Nous sommes heureux d'avoir l'opportunité de vous présenter la position du Medef sur la souveraineté numérique pour le monde économique.
Le Medef représente 170 000 entreprises adhérentes, d'une taille moyenne de quarante-sept salariés, au travers de soixante-dix-huit fédérations sectorielles et d'une centaine de Medef territoriaux. J'exerce, pour ma part, les fonctions de directeur général adjoint de Sopra Steria, entreprise française parmi les leaders européens de la transformation digitale, qui compte plus de 45 000 collaborateurs dans vingt-cinq pays et qui réalise un chiffre d'affaires supérieur à milliards d'euros. Je préside également la fédération Syntec qui regroupe, dans ses syndicats affiliés, des sociétés françaises spécialisées dans les domaines de l'ingénierie, du numérique, du conseil, de la formation professionnelle et de l'événement. Les 80 000 entreprises que nous représentons dans notre branche emploient environ un million de salariés et affichent un chiffre d'affaires total de 120 milliards d'euros. Je suis enfin président du comité souveraineté et sécurité économiques des entreprises du Medef, que Geoffroy Roux de Bézieux a souhaité créer au début de l'année 2019 pour renforcer la mobilisation des entreprises en la matière. De fait, les années passées dans le secteur public, à la délégation générale pour l'armement puis en cabinet auprès du Premier ministre, Lionel Jospin, m'ont permis de développer une expertise des problématiques de souveraineté.
La création d'un tel comité peut paraître à certains contradictoire avec la veine traditionnellement libérale du Medef, mais il convient de ne pas confondre libéralisme et naïveté et de tirer les enseignements de l'insuffisance des règles qui ont accompagné la libéralisation des marchés en Europe. Nous sommes confrontés à un contexte de tensions économiques internationales et de rivalité accrue entre les nations, avec t des conséquences lourdes sur l'activité des entreprises, qui se trouvent au coeur des enjeux de souveraineté économique. Les entreprises doivent, comme l'État, s'engager pour les protéger cette souveraineté économique. À défaut, le tissu économique français et européen pourrait être constitué, à l'avenir, soit de filiales de groupes extra-européens, soit d'entreprises de services de proximité. Si la réponse au défi de la souveraineté économique et numérique relève du politique, les entreprises portent également une responsabilité. De leur engagement dépend la capacité de l'économie française à créer et à développer des activités et des emplois durables.

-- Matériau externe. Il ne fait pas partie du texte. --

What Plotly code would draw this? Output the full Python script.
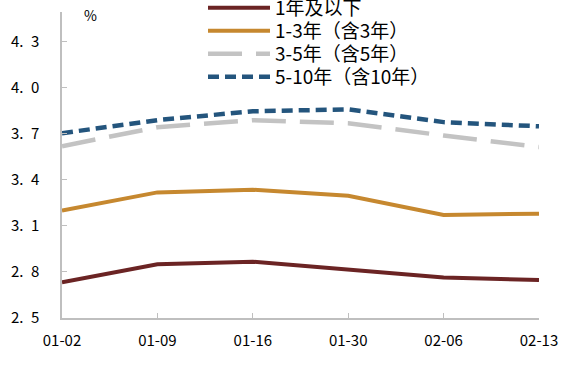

Il existe une ligne de crête entre l'attractivité de la France et la souveraineté économique : nous devons demeurer un pays attractif, tout en conservant notre souveraineté, entendue comme la capacité de disposer d'une autonomie d'appréciation des situations, de décision et d'action. Le Medef souhaite jouer un rôle de sensibilisation et proposer des recommandations sur les enjeux liés à la souveraineté économique et numérique. Il faut que la France et l'Europe se dotent des outils, notamment juridiques, financiers et technologiques, pour préserver notre compétitivité et assurer des emplois durables. Nous devons bénéficier d'un cadre réglementaire préservant notre capacité à décider en toute autonomie. Il s'agit d'éviter les situations d'ingérence et de déstabilisation économique, comme les prises de contrôle par des investisseurs étrangers, de lutter contre l'extraterritorialité du droit, notamment américain, l'espionnage économique et industriel et l'action de certains fonds activistes. Le développement d'une culture de la sécurité économique et numérique au sein des entreprises paraît également indispensable.
Notre action vise un double objectif. D'une part, nous devons réinventer et densifier le partenariat entre les entreprises et le secteur public, y compris avec la délégation générale des entreprises, l'Anssi, le SGDSN, les services de renseignement. L'administration a conservé une terminologie pudique avec son service de l'information stratégique et de la sécurité économiques (SISSE), alors que nous osons le terme de souveraineté. D'autre part, il nous revient de mobiliser nos homologues européens, à commencer par la fédération de l'industrie allemande (BDI), car seule sera efficace une action forte et cohérente menée au niveau de l'Union européenne.